8.2 The seller reserves the right to change the specification of any goods quoted in his sales literature at any time without notice.

Payment
9.1 Except where otherwise specifically agreed, payment must be made to the sellers address stated on his invoice not later than the last day of the month following the date of his invoice.
9.2 Where partial delivery is made, the buyer shall be obliged to pay for each installment separately, if the seller so requires, by invoicing him.
9.3 Unless otherwise agreed the buyer shall not be entitled to exercise any right of set-off or counterclaim against monies owed to the seller for goods invoiced and delivered to him.
9.4 The company reserves the right to charge interest from the date of delivery at 21/2% per month, accruing from day-to-day on overdue accounts.

Ownership of Goods
10.1 Subject to the following clauses, the goods shall remain the sellers property until payment in full of all monies due to the seller under this contract and all other contracts between the seller and buyer.
10.2 Should the buyer default in any payment when due, the seller will be entitled to repossess all the goods held by the buyer which are still the sellers property (without prejudice to any other right or remedy arising out of such default in payment) and for this purpose the seller will be entitled to enter upon any land or buildings on or in which the goods may be situated and to remove the same.
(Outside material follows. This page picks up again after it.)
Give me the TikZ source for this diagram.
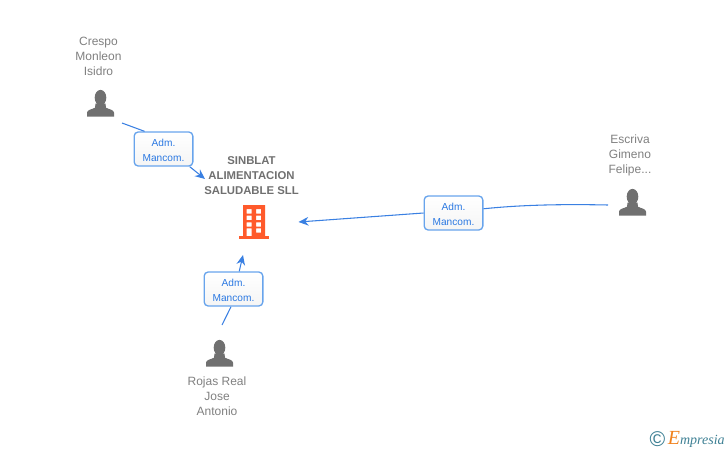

All costs incurred by the seller in repossessing the goods shall be borne by the buyer.
10.3 Any goods so repossessed shall be sold and the proceeds of sale set off against the amounts due to the seller by the buyer. Any balance remaining of the proceeds of sale shall be paid to the buyer. If the said proceeds of the sale are not sufficient the buyer shall remain liable to pay to the seller the amount remaining due, together with any interest accruing thereon.

Patents
11.1 The buyer shall indemnify the seller against all damages penalties costs and expenses to which the seller may be liable as a result of work done in accordance with the buyers specification which involves the infringement of any letters patent or registered design.

Determination of Contract
12.1 If the buyer shall make default in or commit a breach of the contract or of any other of his obligations to the seller, or if any distress or execution shall be levied upon the buyers property or assets, or if the buyer shall make or offer to make any arrangement or composition with creditors or commit an act of bankruptcy, or if any petition or receiving order in bankruptcy shall be presented or made against him, or if the buyer is a limited company and any resolution or petition to wind up such companys business shall be passed or presented, or if a receiver of such companys
undertaking, property or assets of any part thereof shall be appointed, the seller shall have the right by written notice to the buyer to determine this and/or any other contract then subsisting between
13.1 the buyer and the seller, and/or to suspend further deliveries of goods under this and/or any other contract between the buyer and the seller. Such right shall be without prejudice to any other claim or right the seller may otherwise make or exercise.

Other Conditions
13.1 No liability will be accepted for any failure of, or delay in, performance which is due wholly or partially to restriction by Government or other competent authority, strikes, lock-out, failure by suppliers to supply raw materials or to any other causes whatsoever outside our control.

Law
14.1 These conditions and the contract shall be subject to and construed in accordance with English law, and the buyer is deemed to submit to the non-exclusive jurisdiction of the High Court of Justice of England.

Arbitration
15.1 Any dispute between the sellers and buyers to be settled by arbitration in London in accordance with the provisions of the Arbitration Acts or any statutory modification thereof for the time being in force.